• _EXERCISE DETAILS_: In your copy, include every line of the listing below exactly but none of the pictures.

• _DATA SECTION_:

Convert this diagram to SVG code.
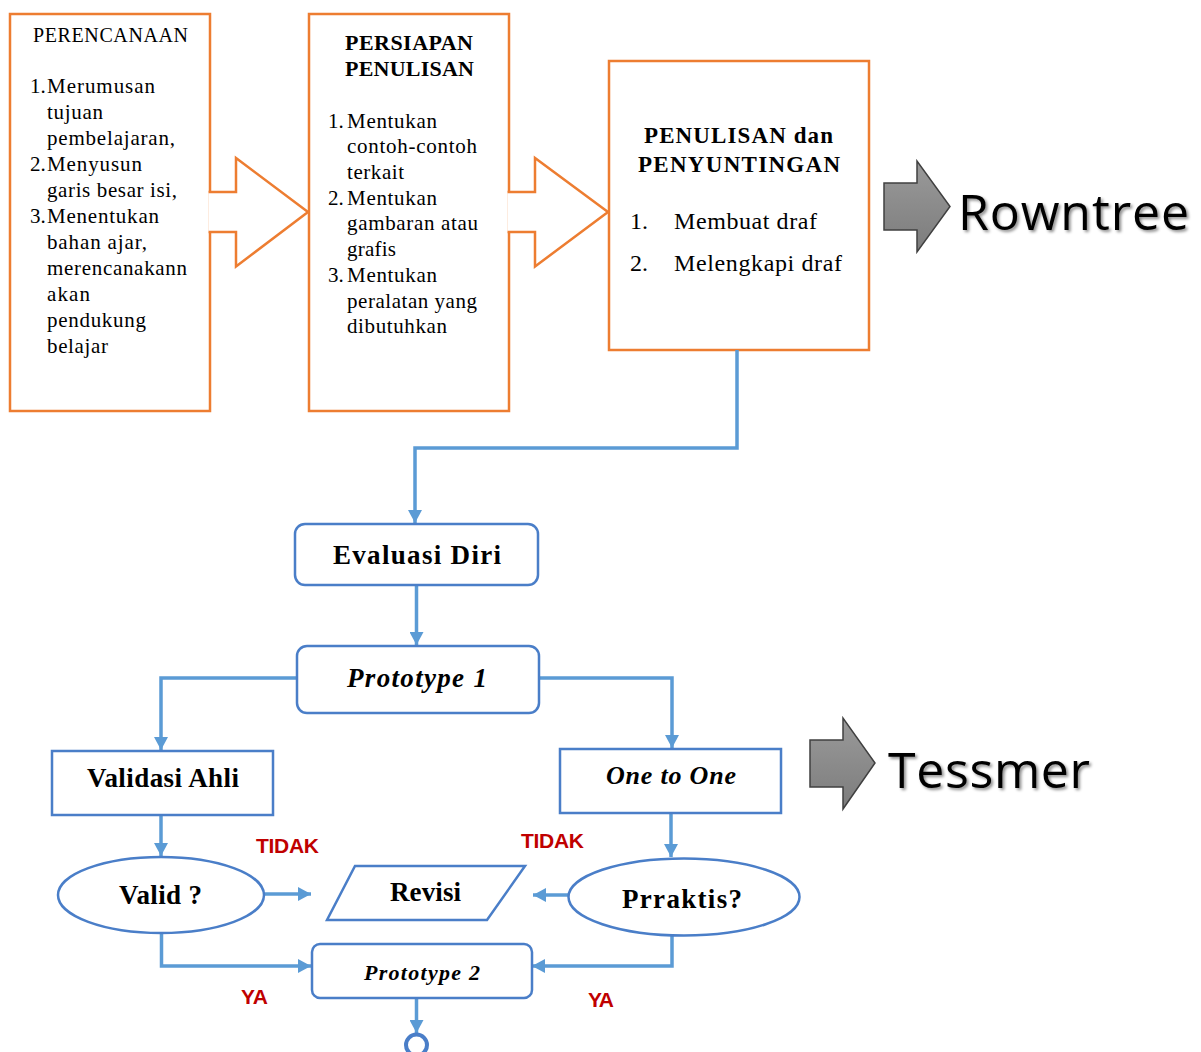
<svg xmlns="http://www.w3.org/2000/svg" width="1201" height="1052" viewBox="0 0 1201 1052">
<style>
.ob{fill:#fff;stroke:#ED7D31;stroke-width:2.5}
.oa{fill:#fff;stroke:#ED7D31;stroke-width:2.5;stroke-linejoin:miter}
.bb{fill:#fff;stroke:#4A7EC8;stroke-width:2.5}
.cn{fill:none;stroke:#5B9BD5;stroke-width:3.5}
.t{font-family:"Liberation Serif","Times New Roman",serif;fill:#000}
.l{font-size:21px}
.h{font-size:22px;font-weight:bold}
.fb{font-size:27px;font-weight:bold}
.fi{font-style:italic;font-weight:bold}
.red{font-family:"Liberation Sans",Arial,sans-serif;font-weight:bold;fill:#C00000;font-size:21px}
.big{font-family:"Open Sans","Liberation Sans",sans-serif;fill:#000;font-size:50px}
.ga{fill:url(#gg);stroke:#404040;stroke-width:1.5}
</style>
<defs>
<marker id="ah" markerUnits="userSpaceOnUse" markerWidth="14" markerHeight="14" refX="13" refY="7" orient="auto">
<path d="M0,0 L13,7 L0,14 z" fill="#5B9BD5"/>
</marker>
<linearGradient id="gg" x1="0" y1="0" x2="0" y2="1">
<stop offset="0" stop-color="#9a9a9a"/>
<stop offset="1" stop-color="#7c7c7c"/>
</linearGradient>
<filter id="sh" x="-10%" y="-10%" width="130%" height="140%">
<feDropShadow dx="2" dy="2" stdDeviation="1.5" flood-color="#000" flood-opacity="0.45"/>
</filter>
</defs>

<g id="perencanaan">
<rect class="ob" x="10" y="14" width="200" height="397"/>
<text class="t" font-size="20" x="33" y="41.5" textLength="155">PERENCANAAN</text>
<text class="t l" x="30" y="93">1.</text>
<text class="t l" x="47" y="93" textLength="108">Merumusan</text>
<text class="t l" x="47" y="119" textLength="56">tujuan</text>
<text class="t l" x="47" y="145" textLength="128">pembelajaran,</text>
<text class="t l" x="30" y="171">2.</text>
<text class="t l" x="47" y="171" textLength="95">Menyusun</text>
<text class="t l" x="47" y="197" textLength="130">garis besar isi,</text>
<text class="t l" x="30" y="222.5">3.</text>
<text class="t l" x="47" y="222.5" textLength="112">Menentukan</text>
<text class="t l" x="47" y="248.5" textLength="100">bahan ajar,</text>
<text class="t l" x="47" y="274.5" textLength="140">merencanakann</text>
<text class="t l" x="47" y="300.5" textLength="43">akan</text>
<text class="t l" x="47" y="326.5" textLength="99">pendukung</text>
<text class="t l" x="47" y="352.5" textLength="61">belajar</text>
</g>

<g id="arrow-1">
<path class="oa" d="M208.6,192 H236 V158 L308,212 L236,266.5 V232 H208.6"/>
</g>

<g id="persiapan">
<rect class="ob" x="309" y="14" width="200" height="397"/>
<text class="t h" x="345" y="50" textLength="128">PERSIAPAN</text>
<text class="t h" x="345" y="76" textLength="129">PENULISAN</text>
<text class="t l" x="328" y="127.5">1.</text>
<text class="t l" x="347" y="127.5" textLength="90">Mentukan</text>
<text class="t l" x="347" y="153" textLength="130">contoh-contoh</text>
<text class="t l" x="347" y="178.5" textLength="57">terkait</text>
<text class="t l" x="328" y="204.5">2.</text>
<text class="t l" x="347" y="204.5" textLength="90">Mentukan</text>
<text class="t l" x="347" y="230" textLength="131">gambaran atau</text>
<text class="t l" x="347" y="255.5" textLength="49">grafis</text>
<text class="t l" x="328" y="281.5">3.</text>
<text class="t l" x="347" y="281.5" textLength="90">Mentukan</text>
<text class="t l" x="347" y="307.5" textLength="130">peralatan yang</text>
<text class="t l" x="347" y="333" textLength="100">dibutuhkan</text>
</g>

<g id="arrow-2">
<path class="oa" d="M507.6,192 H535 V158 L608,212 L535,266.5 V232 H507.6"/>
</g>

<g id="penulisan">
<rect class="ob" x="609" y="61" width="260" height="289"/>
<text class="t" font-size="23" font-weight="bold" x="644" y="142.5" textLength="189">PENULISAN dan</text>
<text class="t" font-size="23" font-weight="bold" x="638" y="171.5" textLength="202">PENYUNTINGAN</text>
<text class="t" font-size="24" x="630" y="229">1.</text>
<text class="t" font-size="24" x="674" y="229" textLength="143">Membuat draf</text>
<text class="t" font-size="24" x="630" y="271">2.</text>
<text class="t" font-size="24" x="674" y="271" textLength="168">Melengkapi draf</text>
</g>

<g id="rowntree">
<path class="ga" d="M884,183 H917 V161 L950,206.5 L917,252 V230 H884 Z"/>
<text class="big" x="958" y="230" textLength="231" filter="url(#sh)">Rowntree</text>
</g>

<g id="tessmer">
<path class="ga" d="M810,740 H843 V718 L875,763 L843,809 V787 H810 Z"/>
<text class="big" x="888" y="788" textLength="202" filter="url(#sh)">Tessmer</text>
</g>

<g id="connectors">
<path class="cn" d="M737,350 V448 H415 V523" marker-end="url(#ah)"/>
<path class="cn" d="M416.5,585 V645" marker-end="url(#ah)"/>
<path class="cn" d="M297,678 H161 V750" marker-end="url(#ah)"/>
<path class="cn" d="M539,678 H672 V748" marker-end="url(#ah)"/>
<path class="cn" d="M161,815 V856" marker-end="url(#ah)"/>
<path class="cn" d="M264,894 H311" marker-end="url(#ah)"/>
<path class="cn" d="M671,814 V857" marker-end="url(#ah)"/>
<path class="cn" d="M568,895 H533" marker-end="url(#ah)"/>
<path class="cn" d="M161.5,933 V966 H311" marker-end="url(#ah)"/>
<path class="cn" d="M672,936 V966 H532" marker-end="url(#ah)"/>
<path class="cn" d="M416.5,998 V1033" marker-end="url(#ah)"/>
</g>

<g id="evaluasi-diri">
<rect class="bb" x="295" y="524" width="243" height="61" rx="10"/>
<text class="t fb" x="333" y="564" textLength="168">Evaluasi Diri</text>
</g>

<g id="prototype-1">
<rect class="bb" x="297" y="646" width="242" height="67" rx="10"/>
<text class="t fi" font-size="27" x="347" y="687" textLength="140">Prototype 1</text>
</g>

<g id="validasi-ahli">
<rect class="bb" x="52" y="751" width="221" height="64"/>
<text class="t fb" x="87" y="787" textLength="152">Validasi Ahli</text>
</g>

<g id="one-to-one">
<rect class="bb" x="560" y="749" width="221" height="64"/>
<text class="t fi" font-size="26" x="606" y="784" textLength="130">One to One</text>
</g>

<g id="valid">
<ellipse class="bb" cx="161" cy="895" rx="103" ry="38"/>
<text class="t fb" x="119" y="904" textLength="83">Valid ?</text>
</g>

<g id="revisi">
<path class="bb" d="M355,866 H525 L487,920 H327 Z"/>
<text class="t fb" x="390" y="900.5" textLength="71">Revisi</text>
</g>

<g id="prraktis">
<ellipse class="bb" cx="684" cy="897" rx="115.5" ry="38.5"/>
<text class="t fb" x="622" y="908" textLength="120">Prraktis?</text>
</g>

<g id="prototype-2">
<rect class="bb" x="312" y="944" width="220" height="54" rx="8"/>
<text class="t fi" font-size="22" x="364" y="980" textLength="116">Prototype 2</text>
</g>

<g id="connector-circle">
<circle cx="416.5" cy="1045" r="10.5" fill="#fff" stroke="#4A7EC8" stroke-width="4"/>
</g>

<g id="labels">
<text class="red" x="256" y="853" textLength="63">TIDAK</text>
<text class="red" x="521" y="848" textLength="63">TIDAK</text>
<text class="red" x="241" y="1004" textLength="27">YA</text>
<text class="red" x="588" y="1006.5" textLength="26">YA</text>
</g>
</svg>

• _THE REPLY_:
Convert this diagram to SVG code.
<svg xmlns="http://www.w3.org/2000/svg" width="1201" height="1052" viewBox="0 0 1201 1052">
<style>
.ob{fill:#fff;stroke:#ED7D31;stroke-width:2.5}
.oa{fill:#fff;stroke:#ED7D31;stroke-width:2.5;stroke-linejoin:miter}
.bb{fill:#fff;stroke:#4A7EC8;stroke-width:2.5}
.cn{fill:none;stroke:#5B9BD5;stroke-width:3.5}
.t{font-family:"Liberation Serif","Times New Roman",serif;fill:#000}
.l{font-size:21px}
.h{font-size:22px;font-weight:bold}
.fb{font-size:27px;font-weight:bold}
.fi{font-style:italic;font-weight:bold}
.red{font-family:"Liberation Sans",Arial,sans-serif;font-weight:bold;fill:#C00000;font-size:21px}
.big{font-family:"Open Sans","Liberation Sans",sans-serif;fill:#000;font-size:50px}
.ga{fill:url(#gg);stroke:#404040;stroke-width:1.5}
</style>
<defs>
<marker id="ah" markerUnits="userSpaceOnUse" markerWidth="14" markerHeight="14" refX="13" refY="7" orient="auto">
<path d="M0,0 L13,7 L0,14 z" fill="#5B9BD5"/>
</marker>
<linearGradient id="gg" x1="0" y1="0" x2="0" y2="1">
<stop offset="0" stop-color="#9a9a9a"/>
<stop offset="1" stop-color="#7c7c7c"/>
</linearGradient>
<filter id="sh" x="-10%" y="-10%" width="130%" height="140%">
<feDropShadow dx="2" dy="2" stdDeviation="1.5" flood-color="#000" flood-opacity="0.45"/>
</filter>
</defs>

<g id="perencanaan">
<rect class="ob" x="10" y="14" width="200" height="397"/>
<text class="t" font-size="20" x="33" y="41.5" textLength="155">PERENCANAAN</text>
<text class="t l" x="30" y="93">1.</text>
<text class="t l" x="47" y="93" textLength="108">Merumusan</text>
<text class="t l" x="47" y="119" textLength="56">tujuan</text>
<text class="t l" x="47" y="145" textLength="128">pembelajaran,</text>
<text class="t l" x="30" y="171">2.</text>
<text class="t l" x="47" y="171" textLength="95">Menyusun</text>
<text class="t l" x="47" y="197" textLength="130">garis besar isi,</text>
<text class="t l" x="30" y="222.5">3.</text>
<text class="t l" x="47" y="222.5" textLength="112">Menentukan</text>
<text class="t l" x="47" y="248.5" textLength="100">bahan ajar,</text>
<text class="t l" x="47" y="274.5" textLength="140">merencanakann</text>
<text class="t l" x="47" y="300.5" textLength="43">akan</text>
<text class="t l" x="47" y="326.5" textLength="99">pendukung</text>
<text class="t l" x="47" y="352.5" textLength="61">belajar</text>
</g>

<g id="arrow-1">
<path class="oa" d="M208.6,192 H236 V158 L308,212 L236,266.5 V232 H208.6"/>
</g>

<g id="persiapan">
<rect class="ob" x="309" y="14" width="200" height="397"/>
<text class="t h" x="345" y="50" textLength="128">PERSIAPAN</text>
<text class="t h" x="345" y="76" textLength="129">PENULISAN</text>
<text class="t l" x="328" y="127.5">1.</text>
<text class="t l" x="347" y="127.5" textLength="90">Mentukan</text>
<text class="t l" x="347" y="153" textLength="130">contoh-contoh</text>
<text class="t l" x="347" y="178.5" textLength="57">terkait</text>
<text class="t l" x="328" y="204.5">2.</text>
<text class="t l" x="347" y="204.5" textLength="90">Mentukan</text>
<text class="t l" x="347" y="230" textLength="131">gambaran atau</text>
<text class="t l" x="347" y="255.5" textLength="49">grafis</text>
<text class="t l" x="328" y="281.5">3.</text>
<text class="t l" x="347" y="281.5" textLength="90">Mentukan</text>
<text class="t l" x="347" y="307.5" textLength="130">peralatan yang</text>
<text class="t l" x="347" y="333" textLength="100">dibutuhkan</text>
</g>

<g id="arrow-2">
<path class="oa" d="M507.6,192 H535 V158 L608,212 L535,266.5 V232 H507.6"/>
</g>

<g id="penulisan">
<rect class="ob" x="609" y="61" width="260" height="289"/>
<text class="t" font-size="23" font-weight="bold" x="644" y="142.5" textLength="189">PENULISAN dan</text>
<text class="t" font-size="23" font-weight="bold" x="638" y="171.5" textLength="202">PENYUNTINGAN</text>
<text class="t" font-size="24" x="630" y="229">1.</text>
<text class="t" font-size="24" x="674" y="229" textLength="143">Membuat draf</text>
<text class="t" font-size="24" x="630" y="271">2.</text>
<text class="t" font-size="24" x="674" y="271" textLength="168">Melengkapi draf</text>
</g>

<g id="rowntree">
<path class="ga" d="M884,183 H917 V161 L950,206.5 L917,252 V230 H884 Z"/>
<text class="big" x="958" y="230" textLength="231" filter="url(#sh)">Rowntree</text>
</g>

<g id="tessmer">
<path class="ga" d="M810,740 H843 V718 L875,763 L843,809 V787 H810 Z"/>
<text class="big" x="888" y="788" textLength="202" filter="url(#sh)">Tessmer</text>
</g>

<g id="connectors">
<path class="cn" d="M737,350 V448 H415 V523" marker-end="url(#ah)"/>
<path class="cn" d="M416.5,585 V645" marker-end="url(#ah)"/>
<path class="cn" d="M297,678 H161 V750" marker-end="url(#ah)"/>
<path class="cn" d="M539,678 H672 V748" marker-end="url(#ah)"/>
<path class="cn" d="M161,815 V856" marker-end="url(#ah)"/>
<path class="cn" d="M264,894 H311" marker-end="url(#ah)"/>
<path class="cn" d="M671,814 V857" marker-end="url(#ah)"/>
<path class="cn" d="M568,895 H533" marker-end="url(#ah)"/>
<path class="cn" d="M161.5,933 V966 H311" marker-end="url(#ah)"/>
<path class="cn" d="M672,936 V966 H532" marker-end="url(#ah)"/>
<path class="cn" d="M416.5,998 V1033" marker-end="url(#ah)"/>
</g>

<g id="evaluasi-diri">
<rect class="bb" x="295" y="524" width="243" height="61" rx="10"/>
<text class="t fb" x="333" y="564" textLength="168">Evaluasi Diri</text>
</g>

<g id="prototype-1">
<rect class="bb" x="297" y="646" width="242" height="67" rx="10"/>
<text class="t fi" font-size="27" x="347" y="687" textLength="140">Prototype 1</text>
</g>

<g id="validasi-ahli">
<rect class="bb" x="52" y="751" width="221" height="64"/>
<text class="t fb" x="87" y="787" textLength="152">Validasi Ahli</text>
</g>

<g id="one-to-one">
<rect class="bb" x="560" y="749" width="221" height="64"/>
<text class="t fi" font-size="26" x="606" y="784" textLength="130">One to One</text>
</g>

<g id="valid">
<ellipse class="bb" cx="161" cy="895" rx="103" ry="38"/>
<text class="t fb" x="119" y="904" textLength="83">Valid ?</text>
</g>

<g id="revisi">
<path class="bb" d="M355,866 H525 L487,920 H327 Z"/>
<text class="t fb" x="390" y="900.5" textLength="71">Revisi</text>
</g>

<g id="prraktis">
<ellipse class="bb" cx="684" cy="897" rx="115.5" ry="38.5"/>
<text class="t fb" x="622" y="908" textLength="120">Prraktis?</text>
</g>

<g id="prototype-2">
<rect class="bb" x="312" y="944" width="220" height="54" rx="8"/>
<text class="t fi" font-size="22" x="364" y="980" textLength="116">Prototype 2</text>
</g>

<g id="connector-circle">
<circle cx="416.5" cy="1045" r="10.5" fill="#fff" stroke="#4A7EC8" stroke-width="4"/>
</g>

<g id="labels">
<text class="red" x="256" y="853" textLength="63">TIDAK</text>
<text class="red" x="521" y="848" textLength="63">TIDAK</text>
<text class="red" x="241" y="1004" textLength="27">YA</text>
<text class="red" x="588" y="1006.5" textLength="26">YA</text>
</g>
</svg>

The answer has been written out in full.